PROVIDED RECORDS:
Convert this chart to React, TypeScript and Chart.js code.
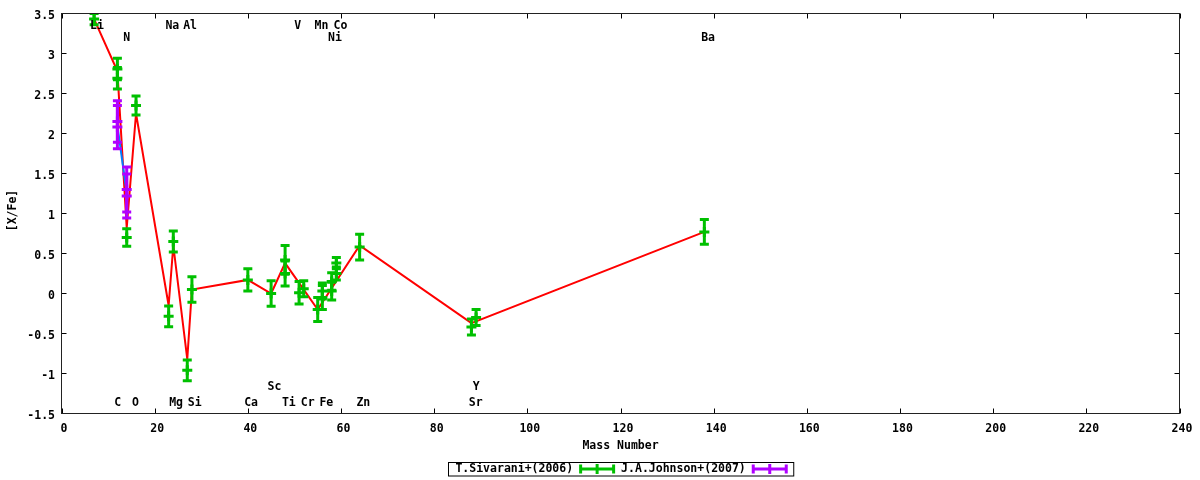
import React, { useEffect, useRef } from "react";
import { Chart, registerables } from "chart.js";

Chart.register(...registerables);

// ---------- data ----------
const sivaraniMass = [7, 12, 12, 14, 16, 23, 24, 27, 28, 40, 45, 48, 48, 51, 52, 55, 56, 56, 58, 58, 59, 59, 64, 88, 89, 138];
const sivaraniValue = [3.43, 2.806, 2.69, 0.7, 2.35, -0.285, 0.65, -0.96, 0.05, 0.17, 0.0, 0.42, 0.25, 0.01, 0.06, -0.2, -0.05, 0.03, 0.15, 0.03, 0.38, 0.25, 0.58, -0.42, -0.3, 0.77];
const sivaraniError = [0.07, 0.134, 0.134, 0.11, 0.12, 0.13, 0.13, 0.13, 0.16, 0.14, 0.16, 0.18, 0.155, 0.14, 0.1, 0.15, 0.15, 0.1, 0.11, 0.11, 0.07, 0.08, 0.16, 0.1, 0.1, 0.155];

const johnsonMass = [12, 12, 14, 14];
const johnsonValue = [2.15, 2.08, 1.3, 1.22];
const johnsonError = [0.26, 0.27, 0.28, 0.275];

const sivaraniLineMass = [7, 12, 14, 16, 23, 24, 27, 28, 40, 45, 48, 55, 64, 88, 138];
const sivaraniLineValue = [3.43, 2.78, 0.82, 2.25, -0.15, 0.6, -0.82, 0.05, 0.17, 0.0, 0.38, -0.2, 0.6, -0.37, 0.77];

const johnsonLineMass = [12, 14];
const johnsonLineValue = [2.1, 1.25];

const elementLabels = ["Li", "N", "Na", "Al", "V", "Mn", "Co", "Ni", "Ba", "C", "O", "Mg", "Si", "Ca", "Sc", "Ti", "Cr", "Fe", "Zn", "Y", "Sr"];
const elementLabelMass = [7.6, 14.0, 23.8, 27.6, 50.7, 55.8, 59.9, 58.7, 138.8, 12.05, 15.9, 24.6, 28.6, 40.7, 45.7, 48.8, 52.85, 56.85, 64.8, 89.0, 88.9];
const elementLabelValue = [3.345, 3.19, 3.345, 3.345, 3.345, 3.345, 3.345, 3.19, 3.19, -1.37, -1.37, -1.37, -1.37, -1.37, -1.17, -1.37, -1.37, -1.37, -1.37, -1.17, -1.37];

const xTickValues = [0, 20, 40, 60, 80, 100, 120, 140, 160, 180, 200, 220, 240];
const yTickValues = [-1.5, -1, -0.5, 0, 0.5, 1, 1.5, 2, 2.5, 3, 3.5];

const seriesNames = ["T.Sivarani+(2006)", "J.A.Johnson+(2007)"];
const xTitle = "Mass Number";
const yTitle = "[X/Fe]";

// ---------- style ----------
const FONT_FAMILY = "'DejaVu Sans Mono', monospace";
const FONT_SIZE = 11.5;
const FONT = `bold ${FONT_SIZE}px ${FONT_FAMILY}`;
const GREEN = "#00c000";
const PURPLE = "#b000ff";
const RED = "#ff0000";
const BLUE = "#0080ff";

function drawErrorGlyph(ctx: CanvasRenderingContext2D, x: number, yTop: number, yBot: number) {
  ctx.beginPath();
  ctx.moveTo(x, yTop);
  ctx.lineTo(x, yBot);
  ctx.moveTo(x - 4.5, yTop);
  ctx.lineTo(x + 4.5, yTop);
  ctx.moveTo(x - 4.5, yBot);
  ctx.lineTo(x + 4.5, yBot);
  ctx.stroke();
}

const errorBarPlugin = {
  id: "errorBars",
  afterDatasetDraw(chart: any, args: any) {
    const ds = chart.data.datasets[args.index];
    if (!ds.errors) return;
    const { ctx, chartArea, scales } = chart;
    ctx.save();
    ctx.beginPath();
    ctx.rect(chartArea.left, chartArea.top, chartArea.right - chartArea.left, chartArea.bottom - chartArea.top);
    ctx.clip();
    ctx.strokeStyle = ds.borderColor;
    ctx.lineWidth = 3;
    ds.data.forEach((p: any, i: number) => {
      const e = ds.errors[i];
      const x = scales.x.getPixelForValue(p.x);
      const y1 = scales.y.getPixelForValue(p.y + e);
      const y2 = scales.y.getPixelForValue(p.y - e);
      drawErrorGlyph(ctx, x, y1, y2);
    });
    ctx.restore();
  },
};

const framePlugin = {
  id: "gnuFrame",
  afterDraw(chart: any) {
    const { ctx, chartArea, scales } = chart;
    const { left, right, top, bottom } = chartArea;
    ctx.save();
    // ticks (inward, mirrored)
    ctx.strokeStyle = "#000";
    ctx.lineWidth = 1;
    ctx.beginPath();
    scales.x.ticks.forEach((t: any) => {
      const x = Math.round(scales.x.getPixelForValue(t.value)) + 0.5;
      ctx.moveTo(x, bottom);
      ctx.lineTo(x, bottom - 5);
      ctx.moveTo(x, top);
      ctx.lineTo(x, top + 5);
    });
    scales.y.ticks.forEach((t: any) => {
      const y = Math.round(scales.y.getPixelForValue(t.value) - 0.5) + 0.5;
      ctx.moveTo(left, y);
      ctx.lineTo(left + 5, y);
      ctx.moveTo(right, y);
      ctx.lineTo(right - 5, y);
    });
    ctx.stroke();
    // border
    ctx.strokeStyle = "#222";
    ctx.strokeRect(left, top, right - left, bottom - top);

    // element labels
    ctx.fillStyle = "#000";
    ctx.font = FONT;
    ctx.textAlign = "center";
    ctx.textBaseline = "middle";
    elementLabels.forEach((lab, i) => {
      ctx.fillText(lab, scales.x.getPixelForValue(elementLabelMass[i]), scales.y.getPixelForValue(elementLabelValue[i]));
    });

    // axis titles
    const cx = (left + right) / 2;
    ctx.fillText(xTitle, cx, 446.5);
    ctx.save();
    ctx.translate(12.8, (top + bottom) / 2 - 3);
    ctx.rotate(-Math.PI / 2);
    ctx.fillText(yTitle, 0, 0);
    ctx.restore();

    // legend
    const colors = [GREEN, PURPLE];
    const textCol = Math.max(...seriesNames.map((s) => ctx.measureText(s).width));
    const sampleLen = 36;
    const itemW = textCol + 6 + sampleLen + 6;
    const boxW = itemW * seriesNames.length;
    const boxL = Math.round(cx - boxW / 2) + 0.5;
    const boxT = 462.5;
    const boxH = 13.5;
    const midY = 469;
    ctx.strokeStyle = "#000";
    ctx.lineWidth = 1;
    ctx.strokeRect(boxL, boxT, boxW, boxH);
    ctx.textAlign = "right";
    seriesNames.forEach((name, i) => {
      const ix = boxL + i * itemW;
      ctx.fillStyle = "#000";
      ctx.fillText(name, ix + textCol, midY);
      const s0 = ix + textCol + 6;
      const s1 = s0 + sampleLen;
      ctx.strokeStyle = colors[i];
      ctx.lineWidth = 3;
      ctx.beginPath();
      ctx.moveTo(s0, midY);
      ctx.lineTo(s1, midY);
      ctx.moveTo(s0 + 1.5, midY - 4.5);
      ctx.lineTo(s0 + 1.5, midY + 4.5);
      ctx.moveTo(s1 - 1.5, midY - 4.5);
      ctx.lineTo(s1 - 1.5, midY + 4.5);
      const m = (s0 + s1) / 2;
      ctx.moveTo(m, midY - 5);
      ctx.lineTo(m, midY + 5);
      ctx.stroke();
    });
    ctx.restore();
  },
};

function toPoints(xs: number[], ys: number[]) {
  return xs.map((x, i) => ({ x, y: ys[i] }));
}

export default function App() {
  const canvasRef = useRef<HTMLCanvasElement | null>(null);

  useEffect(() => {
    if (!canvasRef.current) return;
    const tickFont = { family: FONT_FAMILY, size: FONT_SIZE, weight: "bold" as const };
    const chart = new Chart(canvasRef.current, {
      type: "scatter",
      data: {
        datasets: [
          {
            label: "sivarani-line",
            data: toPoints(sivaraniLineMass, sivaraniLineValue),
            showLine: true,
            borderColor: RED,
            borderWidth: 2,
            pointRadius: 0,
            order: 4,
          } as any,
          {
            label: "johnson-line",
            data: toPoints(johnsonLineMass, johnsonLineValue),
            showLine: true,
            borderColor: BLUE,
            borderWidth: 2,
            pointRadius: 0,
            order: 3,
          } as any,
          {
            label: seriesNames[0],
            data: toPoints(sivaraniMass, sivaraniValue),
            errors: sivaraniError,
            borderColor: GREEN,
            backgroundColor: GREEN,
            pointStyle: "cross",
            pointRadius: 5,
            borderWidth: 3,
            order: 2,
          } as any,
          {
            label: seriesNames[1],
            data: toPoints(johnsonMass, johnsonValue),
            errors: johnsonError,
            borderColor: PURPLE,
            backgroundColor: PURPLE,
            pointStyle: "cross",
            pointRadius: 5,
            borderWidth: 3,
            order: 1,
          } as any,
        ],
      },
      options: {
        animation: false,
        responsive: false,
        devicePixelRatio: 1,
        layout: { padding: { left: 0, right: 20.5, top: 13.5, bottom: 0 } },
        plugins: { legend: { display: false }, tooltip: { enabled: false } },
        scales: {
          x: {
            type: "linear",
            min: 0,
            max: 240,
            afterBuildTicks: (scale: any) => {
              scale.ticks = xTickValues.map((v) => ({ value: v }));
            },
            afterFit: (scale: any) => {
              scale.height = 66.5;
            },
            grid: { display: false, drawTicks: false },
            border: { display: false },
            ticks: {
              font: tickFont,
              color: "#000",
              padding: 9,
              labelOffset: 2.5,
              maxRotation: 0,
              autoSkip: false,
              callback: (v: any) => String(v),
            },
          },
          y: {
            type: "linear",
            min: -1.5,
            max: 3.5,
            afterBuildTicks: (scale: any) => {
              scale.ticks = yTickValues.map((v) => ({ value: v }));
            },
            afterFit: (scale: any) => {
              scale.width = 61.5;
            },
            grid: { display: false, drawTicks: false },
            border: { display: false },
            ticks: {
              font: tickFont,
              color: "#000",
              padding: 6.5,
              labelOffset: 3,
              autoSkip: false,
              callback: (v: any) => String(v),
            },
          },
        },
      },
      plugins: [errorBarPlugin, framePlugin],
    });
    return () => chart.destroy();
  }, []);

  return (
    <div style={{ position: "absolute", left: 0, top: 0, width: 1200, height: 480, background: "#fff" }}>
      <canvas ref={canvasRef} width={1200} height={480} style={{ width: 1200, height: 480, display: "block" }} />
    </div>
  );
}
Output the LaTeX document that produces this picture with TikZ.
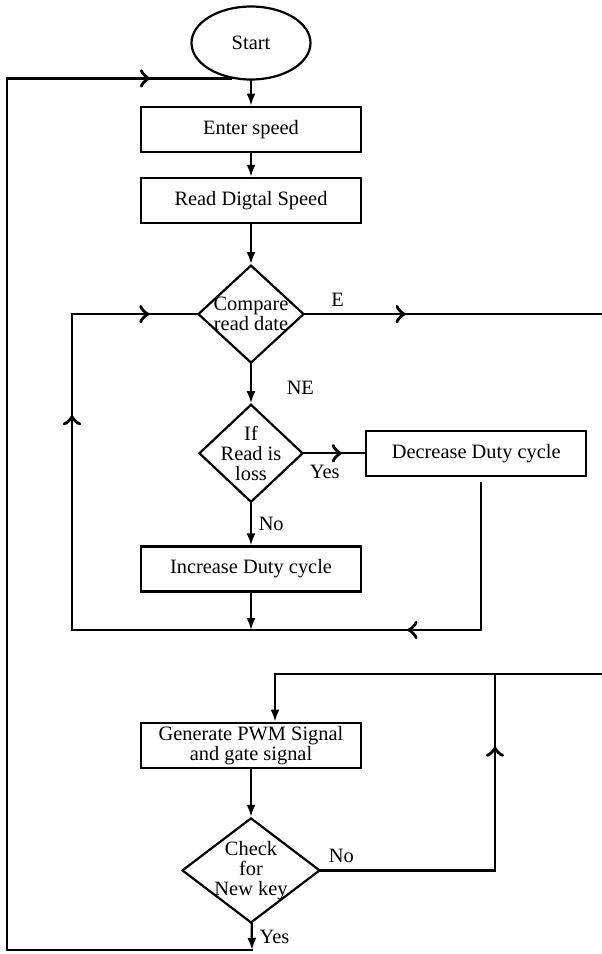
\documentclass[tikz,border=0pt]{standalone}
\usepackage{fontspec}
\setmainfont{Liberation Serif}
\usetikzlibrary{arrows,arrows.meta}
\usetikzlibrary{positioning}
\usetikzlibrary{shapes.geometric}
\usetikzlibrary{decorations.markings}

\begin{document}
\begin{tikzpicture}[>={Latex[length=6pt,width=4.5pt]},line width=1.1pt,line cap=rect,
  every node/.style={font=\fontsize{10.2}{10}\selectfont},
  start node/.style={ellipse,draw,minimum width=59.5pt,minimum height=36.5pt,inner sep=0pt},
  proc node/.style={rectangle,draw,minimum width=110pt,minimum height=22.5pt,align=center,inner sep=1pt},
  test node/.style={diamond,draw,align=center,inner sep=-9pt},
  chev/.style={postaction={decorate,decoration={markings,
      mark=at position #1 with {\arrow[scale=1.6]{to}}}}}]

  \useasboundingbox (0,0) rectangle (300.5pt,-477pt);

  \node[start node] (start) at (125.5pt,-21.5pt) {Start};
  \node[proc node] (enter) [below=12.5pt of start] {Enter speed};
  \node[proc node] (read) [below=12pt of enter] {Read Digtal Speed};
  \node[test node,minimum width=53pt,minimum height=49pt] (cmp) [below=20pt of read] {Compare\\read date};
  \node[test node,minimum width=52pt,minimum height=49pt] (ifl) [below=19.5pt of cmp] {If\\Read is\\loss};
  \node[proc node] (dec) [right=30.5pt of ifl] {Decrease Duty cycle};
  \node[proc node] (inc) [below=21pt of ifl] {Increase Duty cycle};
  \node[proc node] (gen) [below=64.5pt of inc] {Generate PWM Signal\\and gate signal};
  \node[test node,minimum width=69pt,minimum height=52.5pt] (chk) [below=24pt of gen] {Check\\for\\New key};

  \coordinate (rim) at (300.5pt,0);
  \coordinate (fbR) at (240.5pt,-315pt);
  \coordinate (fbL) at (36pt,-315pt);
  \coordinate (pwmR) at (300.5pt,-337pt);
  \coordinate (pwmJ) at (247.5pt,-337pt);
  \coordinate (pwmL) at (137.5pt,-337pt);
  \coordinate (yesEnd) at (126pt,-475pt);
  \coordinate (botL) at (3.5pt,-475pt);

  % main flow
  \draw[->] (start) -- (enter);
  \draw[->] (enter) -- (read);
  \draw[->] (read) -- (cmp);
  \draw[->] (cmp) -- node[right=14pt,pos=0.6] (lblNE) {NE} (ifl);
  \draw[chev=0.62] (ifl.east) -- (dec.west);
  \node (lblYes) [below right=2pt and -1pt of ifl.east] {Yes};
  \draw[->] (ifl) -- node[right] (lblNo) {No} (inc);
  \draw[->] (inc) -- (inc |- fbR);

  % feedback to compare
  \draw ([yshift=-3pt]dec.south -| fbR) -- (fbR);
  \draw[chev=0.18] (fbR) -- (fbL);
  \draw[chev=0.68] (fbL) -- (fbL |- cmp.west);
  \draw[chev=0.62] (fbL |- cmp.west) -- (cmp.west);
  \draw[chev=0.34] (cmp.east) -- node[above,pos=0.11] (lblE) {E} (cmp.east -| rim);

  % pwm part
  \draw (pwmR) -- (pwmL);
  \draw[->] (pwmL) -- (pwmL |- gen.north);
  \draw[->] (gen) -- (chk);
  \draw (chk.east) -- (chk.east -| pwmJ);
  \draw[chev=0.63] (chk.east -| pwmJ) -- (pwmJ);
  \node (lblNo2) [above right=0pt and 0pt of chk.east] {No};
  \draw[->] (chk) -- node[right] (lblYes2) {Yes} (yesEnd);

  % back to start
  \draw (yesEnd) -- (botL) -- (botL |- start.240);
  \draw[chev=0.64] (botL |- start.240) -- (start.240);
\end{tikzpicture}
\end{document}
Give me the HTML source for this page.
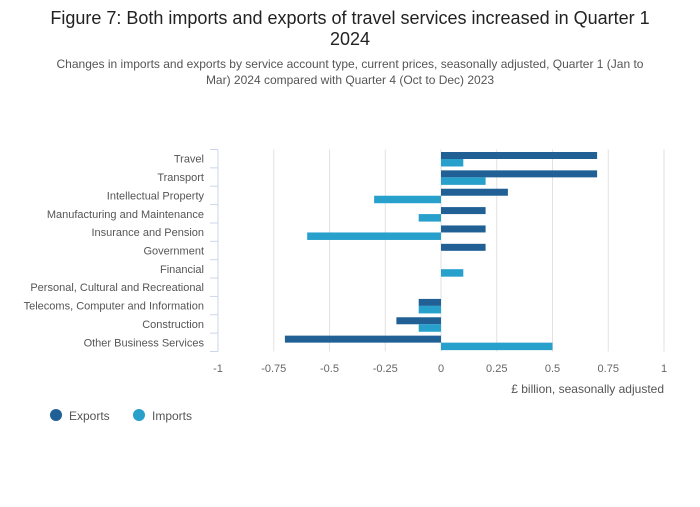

GOAL:
Pick out and copy the lines of the entries that hold the string "this".

ANSWER TO THE TASK:
Convert this chart to React, TypeScript and Chart.js code.
Output the LaTeX document that produces this picture with TikZ.
Give me the HTML source for this page.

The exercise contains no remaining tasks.